[Code that draws figures]
+-------+
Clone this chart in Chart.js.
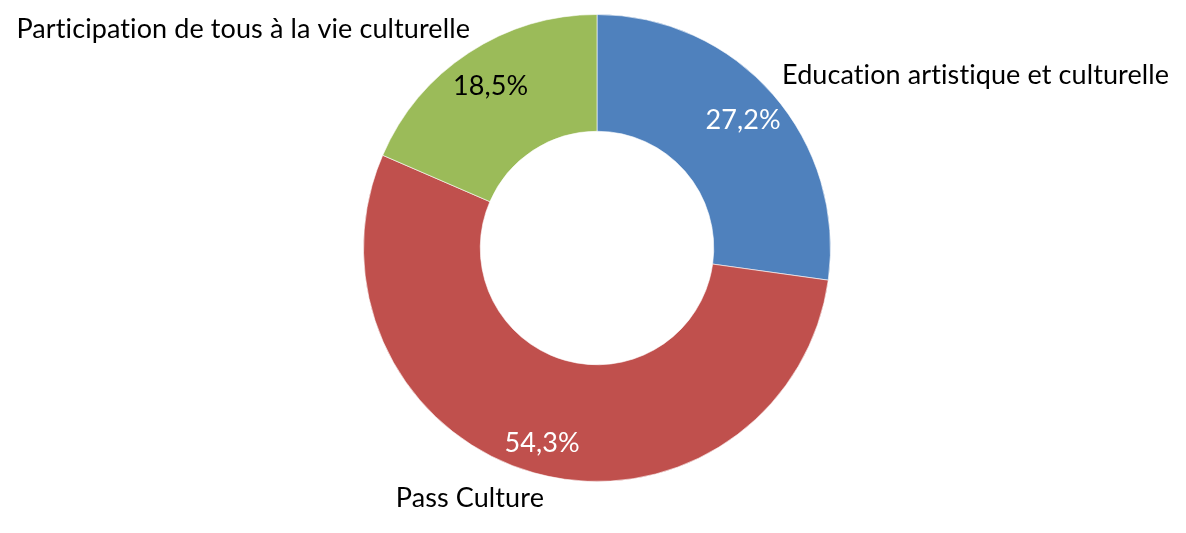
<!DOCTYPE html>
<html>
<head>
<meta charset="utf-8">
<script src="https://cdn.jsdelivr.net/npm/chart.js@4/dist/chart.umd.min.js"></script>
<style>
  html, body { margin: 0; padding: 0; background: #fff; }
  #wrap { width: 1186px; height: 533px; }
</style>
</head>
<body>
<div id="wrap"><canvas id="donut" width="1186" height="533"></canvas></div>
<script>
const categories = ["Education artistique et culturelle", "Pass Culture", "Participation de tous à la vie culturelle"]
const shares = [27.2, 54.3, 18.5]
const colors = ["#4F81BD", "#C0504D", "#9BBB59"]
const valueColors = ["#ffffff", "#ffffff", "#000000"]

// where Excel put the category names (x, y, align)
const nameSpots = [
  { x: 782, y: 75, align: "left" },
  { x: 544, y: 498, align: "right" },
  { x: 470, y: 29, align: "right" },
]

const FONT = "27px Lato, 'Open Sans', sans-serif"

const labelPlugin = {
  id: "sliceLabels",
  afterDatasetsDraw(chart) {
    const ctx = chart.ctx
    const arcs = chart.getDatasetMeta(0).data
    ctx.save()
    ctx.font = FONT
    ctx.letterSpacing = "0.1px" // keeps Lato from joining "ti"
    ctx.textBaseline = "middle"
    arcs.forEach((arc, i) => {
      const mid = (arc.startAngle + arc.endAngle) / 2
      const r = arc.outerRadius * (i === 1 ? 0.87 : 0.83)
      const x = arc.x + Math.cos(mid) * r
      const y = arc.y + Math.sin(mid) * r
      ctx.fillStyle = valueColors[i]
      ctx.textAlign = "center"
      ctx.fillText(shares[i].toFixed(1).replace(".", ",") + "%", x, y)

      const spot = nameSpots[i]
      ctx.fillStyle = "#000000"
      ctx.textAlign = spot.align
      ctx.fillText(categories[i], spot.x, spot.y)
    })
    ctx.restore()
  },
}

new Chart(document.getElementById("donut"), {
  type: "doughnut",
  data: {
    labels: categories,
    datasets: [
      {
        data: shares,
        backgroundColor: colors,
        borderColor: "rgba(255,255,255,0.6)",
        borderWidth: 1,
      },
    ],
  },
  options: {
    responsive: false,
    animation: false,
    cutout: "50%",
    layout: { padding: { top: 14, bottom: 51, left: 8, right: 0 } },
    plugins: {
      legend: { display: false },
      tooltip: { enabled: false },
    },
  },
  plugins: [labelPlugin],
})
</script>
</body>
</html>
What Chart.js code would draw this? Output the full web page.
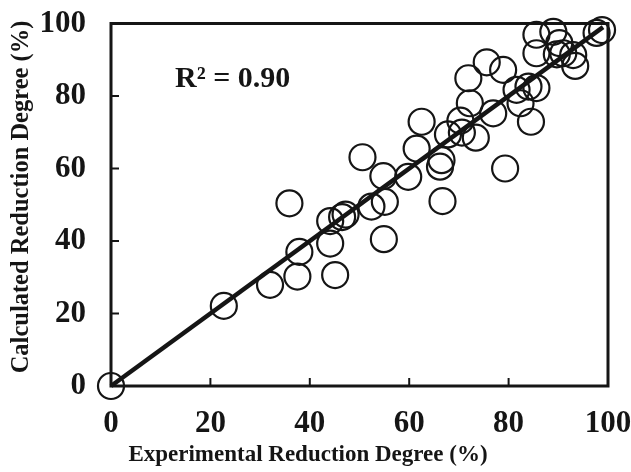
+-------+
> _REQUIRED WORK_
Take the records above and transcribe them exactly, dropping every picture.

> _RESULT OF THE EXERCISE_
Clone this chart in Chart.js.
<!DOCTYPE html>
<html>
<head>
<meta charset="utf-8">
<script src="https://cdn.jsdelivr.net/npm/chart.js@4/dist/chart.umd.min.js"></script>
<style>
  html, body { margin: 0; padding: 0; background: #fff; }
  #wrap { width: 1186px; height: 533px; }
</style>
</head>
<body>
<div id="wrap"><canvas id="donut" width="1186" height="533"></canvas></div>
<script>
const categories = ["Education artistique et culturelle", "Pass Culture", "Participation de tous à la vie culturelle"]
const shares = [27.2, 54.3, 18.5]
const colors = ["#4F81BD", "#C0504D", "#9BBB59"]
const valueColors = ["#ffffff", "#ffffff", "#000000"]

// where Excel put the category names (x, y, align)
const nameSpots = [
  { x: 782, y: 75, align: "left" },
  { x: 544, y: 498, align: "right" },
  { x: 470, y: 29, align: "right" },
]

const FONT = "27px Lato, 'Open Sans', sans-serif"

const labelPlugin = {
  id: "sliceLabels",
  afterDatasetsDraw(chart) {
    const ctx = chart.ctx
    const arcs = chart.getDatasetMeta(0).data
    ctx.save()
    ctx.font = FONT
    ctx.letterSpacing = "0.1px" // keeps Lato from joining "ti"
    ctx.textBaseline = "middle"
    arcs.forEach((arc, i) => {
      const mid = (arc.startAngle + arc.endAngle) / 2
      const r = arc.outerRadius * (i === 1 ? 0.87 : 0.83)
      const x = arc.x + Math.cos(mid) * r
      const y = arc.y + Math.sin(mid) * r
      ctx.fillStyle = valueColors[i]
      ctx.textAlign = "center"
      ctx.fillText(shares[i].toFixed(1).replace(".", ",") + "%", x, y)

      const spot = nameSpots[i]
      ctx.fillStyle = "#000000"
      ctx.textAlign = spot.align
      ctx.fillText(categories[i], spot.x, spot.y)
    })
    ctx.restore()
  },
}

new Chart(document.getElementById("donut"), {
  type: "doughnut",
  data: {
    labels: categories,
    datasets: [
      {
        data: shares,
        backgroundColor: colors,
        borderColor: "rgba(255,255,255,0.6)",
        borderWidth: 1,
      },
    ],
  },
  options: {
    responsive: false,
    animation: false,
    cutout: "50%",
    layout: { padding: { top: 14, bottom: 51, left: 8, right: 0 } },
    plugins: {
      legend: { display: false },
      tooltip: { enabled: false },
    },
  },
  plugins: [labelPlugin],
})
</script>
</body>
</html>
What Chart.js code would draw this? Output the full web page.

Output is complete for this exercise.